Start of RECORDS FOR THIS EXERCISE
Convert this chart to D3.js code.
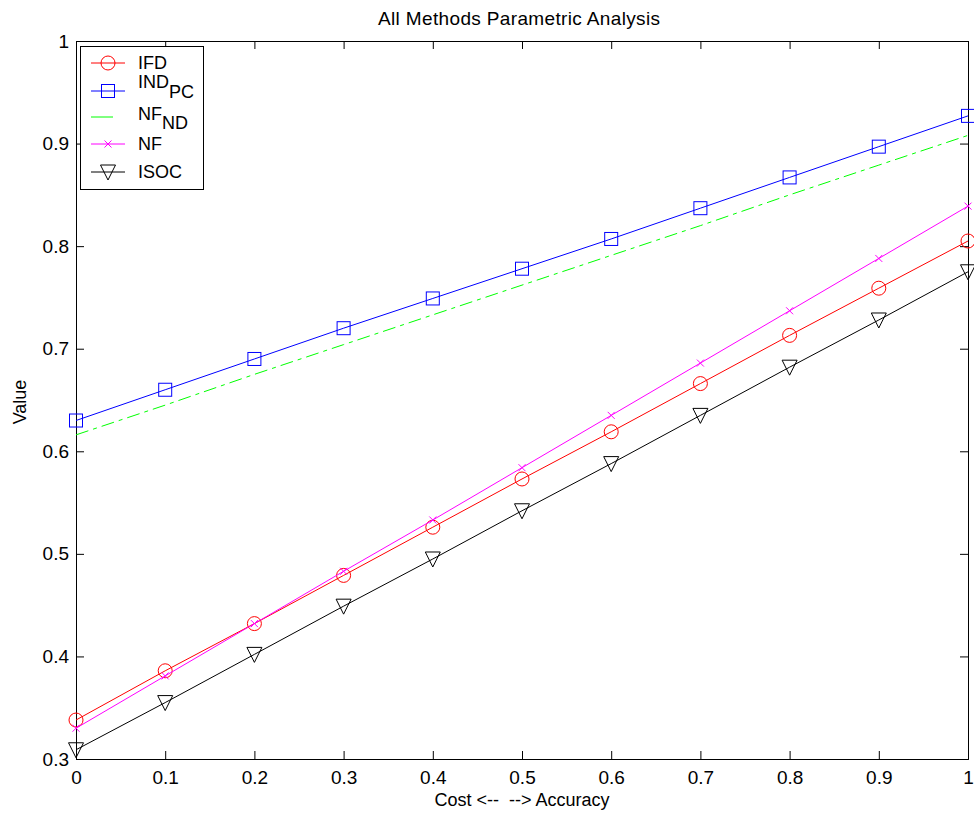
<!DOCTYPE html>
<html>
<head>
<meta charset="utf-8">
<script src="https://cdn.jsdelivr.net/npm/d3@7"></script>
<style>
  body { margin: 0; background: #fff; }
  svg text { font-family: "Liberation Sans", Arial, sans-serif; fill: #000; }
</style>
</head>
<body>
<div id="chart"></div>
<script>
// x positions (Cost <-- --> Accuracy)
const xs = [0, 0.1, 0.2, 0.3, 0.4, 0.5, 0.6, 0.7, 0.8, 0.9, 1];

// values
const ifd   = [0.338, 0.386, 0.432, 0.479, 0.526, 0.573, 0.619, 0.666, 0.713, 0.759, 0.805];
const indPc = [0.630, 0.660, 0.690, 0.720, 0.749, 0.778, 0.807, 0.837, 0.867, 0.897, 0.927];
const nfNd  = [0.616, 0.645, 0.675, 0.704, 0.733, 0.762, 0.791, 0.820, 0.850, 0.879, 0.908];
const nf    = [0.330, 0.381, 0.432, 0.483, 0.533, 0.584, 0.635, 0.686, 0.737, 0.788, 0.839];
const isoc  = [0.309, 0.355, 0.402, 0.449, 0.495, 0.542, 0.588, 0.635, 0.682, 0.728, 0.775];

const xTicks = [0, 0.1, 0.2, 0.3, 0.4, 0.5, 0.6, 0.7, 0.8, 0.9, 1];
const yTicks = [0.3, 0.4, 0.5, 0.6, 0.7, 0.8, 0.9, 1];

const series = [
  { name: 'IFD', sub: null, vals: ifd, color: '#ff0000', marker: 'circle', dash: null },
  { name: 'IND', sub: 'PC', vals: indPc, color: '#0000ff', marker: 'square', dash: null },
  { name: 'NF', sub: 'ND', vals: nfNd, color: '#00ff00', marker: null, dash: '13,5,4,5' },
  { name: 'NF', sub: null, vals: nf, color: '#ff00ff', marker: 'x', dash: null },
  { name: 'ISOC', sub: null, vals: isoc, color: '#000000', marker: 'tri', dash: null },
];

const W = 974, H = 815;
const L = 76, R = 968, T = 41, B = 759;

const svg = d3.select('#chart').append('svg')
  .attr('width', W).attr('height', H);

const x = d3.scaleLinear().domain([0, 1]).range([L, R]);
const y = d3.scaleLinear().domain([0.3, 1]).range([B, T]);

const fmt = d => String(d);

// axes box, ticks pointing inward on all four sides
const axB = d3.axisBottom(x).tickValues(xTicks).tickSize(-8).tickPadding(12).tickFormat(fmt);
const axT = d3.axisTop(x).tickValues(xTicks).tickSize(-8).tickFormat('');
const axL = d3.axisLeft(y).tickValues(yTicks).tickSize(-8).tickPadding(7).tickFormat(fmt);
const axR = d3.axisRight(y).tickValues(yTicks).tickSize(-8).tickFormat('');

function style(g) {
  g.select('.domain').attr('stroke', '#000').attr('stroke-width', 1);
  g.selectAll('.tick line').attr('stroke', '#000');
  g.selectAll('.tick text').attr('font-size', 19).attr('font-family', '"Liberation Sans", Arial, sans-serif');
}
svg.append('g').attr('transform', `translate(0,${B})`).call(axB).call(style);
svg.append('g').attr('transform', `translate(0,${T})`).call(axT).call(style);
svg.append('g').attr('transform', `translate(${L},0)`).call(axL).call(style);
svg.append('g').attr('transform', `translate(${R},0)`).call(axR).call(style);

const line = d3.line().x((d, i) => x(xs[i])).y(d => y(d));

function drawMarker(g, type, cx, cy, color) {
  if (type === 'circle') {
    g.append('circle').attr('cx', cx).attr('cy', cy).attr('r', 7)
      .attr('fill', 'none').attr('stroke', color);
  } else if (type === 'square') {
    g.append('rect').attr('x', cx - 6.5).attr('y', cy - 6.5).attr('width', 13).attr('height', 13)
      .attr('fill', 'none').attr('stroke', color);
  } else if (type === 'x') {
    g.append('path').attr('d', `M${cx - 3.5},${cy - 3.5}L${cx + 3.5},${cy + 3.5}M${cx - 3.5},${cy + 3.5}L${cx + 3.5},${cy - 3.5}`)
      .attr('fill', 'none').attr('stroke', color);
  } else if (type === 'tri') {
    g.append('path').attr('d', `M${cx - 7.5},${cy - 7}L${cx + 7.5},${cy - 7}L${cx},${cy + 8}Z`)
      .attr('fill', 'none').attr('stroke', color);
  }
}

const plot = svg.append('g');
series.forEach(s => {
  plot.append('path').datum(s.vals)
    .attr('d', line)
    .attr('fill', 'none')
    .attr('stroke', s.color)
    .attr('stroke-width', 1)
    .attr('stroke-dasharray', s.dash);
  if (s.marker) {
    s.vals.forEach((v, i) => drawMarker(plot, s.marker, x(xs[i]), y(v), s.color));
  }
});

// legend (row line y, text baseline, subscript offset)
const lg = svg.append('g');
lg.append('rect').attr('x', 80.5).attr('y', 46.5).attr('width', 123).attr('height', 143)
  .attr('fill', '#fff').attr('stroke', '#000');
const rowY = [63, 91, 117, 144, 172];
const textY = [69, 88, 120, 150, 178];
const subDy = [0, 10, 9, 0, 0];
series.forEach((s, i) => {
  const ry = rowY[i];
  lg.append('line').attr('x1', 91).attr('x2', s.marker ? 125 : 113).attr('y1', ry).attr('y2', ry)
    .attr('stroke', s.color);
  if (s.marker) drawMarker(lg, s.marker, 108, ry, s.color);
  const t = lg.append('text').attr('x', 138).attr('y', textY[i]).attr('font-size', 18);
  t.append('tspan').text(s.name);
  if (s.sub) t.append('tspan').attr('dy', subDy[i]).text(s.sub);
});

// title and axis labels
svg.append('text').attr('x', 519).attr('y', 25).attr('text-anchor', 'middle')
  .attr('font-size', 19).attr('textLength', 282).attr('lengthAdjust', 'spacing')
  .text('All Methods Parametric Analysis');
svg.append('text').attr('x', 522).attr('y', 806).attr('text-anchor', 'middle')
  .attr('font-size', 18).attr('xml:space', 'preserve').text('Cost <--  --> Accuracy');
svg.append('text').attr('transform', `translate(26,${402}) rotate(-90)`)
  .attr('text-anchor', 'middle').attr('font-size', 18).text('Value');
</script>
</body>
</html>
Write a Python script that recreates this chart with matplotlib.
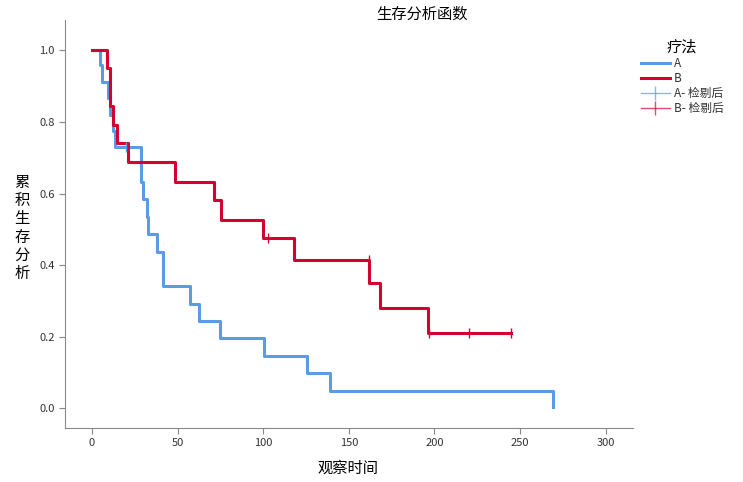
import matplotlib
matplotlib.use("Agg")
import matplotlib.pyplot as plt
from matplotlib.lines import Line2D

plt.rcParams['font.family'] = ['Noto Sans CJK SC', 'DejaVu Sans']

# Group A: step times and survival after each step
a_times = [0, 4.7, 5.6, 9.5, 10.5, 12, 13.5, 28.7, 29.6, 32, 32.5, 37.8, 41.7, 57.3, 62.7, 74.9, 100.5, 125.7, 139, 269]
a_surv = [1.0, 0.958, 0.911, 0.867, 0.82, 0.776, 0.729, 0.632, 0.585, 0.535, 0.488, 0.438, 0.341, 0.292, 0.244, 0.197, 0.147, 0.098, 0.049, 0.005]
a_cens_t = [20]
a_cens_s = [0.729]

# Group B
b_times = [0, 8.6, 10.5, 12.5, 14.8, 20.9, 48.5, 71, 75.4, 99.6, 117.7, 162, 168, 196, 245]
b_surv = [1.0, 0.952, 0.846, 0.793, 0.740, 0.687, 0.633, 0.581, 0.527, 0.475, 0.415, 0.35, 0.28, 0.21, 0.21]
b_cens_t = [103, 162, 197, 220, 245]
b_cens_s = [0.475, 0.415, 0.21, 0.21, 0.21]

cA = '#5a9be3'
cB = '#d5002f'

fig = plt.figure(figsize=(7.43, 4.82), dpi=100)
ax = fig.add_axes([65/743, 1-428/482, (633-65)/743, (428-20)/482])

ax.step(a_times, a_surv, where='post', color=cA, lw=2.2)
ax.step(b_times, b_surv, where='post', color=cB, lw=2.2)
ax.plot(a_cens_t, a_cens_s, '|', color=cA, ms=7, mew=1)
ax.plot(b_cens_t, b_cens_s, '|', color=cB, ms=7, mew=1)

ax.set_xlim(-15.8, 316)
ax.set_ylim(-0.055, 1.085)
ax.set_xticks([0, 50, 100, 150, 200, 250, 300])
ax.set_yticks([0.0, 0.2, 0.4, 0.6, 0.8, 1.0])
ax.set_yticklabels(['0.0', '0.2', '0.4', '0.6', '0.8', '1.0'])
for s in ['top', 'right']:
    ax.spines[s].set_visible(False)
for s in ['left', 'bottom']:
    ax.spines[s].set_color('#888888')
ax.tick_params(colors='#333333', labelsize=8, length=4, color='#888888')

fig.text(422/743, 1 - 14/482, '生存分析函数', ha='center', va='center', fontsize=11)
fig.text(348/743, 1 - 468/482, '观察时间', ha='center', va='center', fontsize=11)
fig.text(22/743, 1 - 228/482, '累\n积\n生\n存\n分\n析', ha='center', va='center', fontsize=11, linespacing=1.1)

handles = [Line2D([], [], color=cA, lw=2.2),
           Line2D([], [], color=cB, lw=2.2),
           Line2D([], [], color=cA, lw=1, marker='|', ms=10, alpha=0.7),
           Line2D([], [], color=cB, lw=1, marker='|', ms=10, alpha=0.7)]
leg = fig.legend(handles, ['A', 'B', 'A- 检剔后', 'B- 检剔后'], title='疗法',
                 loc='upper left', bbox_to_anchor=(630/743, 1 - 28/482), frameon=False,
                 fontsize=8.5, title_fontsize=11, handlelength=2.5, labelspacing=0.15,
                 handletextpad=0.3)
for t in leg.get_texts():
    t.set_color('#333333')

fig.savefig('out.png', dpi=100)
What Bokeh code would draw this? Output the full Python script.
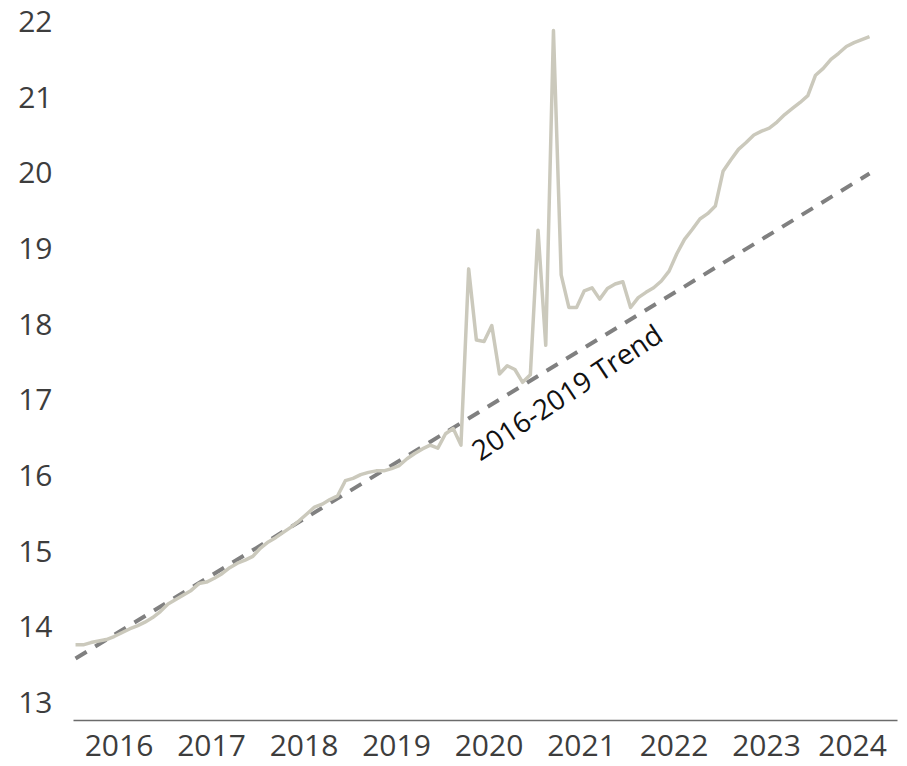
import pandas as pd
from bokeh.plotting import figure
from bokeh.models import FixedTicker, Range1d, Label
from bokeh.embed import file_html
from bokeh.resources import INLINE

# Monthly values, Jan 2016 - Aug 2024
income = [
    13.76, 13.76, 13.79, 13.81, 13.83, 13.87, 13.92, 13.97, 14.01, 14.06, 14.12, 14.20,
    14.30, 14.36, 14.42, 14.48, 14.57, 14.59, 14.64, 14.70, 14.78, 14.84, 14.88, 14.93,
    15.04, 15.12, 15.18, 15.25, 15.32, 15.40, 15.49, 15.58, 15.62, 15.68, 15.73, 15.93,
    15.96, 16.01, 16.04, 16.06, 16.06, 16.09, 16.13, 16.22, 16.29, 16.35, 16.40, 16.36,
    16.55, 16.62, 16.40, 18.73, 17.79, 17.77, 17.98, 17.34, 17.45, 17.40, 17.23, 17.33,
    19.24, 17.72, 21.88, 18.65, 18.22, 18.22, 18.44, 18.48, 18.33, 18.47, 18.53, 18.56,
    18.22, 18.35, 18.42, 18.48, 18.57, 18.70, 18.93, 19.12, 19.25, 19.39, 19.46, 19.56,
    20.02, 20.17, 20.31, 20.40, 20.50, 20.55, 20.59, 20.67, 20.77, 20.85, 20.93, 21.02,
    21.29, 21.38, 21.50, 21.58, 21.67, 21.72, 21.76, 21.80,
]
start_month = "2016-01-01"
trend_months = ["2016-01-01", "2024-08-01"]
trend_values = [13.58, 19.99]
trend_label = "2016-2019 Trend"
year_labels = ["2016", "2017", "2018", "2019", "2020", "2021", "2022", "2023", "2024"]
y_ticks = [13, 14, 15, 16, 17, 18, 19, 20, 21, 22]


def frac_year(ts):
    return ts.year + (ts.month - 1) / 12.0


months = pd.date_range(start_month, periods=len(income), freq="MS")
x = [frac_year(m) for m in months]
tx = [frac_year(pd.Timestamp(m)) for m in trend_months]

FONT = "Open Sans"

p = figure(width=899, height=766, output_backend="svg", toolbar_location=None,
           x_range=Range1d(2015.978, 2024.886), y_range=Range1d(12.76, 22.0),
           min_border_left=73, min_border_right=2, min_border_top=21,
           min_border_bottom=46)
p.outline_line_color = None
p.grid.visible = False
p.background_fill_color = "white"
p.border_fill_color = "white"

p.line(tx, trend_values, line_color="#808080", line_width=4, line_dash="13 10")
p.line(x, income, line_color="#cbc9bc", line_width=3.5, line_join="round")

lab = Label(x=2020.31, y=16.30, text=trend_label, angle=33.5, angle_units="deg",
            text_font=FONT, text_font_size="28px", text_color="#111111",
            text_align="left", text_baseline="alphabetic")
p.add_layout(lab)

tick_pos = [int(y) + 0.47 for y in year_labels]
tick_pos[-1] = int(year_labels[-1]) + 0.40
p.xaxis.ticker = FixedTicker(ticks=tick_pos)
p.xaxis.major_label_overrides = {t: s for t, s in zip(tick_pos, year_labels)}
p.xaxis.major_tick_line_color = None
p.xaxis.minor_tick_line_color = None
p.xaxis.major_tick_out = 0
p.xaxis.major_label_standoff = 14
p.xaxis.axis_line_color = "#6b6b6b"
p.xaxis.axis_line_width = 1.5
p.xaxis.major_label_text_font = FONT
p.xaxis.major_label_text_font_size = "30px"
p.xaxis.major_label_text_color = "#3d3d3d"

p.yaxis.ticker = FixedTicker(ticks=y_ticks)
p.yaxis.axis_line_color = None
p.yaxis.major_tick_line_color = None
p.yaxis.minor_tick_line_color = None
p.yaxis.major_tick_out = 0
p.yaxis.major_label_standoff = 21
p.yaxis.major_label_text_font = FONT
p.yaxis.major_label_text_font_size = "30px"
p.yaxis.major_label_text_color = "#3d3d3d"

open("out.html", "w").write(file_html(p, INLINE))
End of RECORDS FOR THIS EXERCISE
> PROBLEM DETAILS
Using the entries above, extract exactly the lines from the one that contains "Write a Python" through the one that contains "ax.plot(b_cens_t, b_cens_s, '|', color=cB, ms=7, mew=1)". Do not carry over any pictures.

> ANSWER BELOW
Write a Python script that recreates this chart with matplotlib.
import matplotlib
matplotlib.use("Agg")
import matplotlib.pyplot as plt
from matplotlib.lines import Line2D

plt.rcParams['font.family'] = ['Noto Sans CJK SC', 'DejaVu Sans']

# Group A: step times and survival after each step
a_times = [0, 4.7, 5.6, 9.5, 10.5, 12, 13.5, 28.7, 29.6, 32, 32.5, 37.8, 41.7, 57.3, 62.7, 74.9, 100.5, 125.7, 139, 269]
a_surv = [1.0, 0.958, 0.911, 0.867, 0.82, 0.776, 0.729, 0.632, 0.585, 0.535, 0.488, 0.438, 0.341, 0.292, 0.244, 0.197, 0.147, 0.098, 0.049, 0.005]
a_cens_t = [20]
a_cens_s = [0.729]

# Group B
b_times = [0, 8.6, 10.5, 12.5, 14.8, 20.9, 48.5, 71, 75.4, 99.6, 117.7, 162, 168, 196, 245]
b_surv = [1.0, 0.952, 0.846, 0.793, 0.740, 0.687, 0.633, 0.581, 0.527, 0.475, 0.415, 0.35, 0.28, 0.21, 0.21]
b_cens_t = [103, 162, 197, 220, 245]
b_cens_s = [0.475, 0.415, 0.21, 0.21, 0.21]

cA = '#5a9be3'
cB = '#d5002f'

fig = plt.figure(figsize=(7.43, 4.82), dpi=100)
ax = fig.add_axes([65/743, 1-428/482, (633-65)/743, (428-20)/482])

ax.step(a_times, a_surv, where='post', color=cA, lw=2.2)
ax.step(b_times, b_surv, where='post', color=cB, lw=2.2)
ax.plot(a_cens_t, a_cens_s, '|', color=cA, ms=7, mew=1)
ax.plot(b_cens_t, b_cens_s, '|', color=cB, ms=7, mew=1)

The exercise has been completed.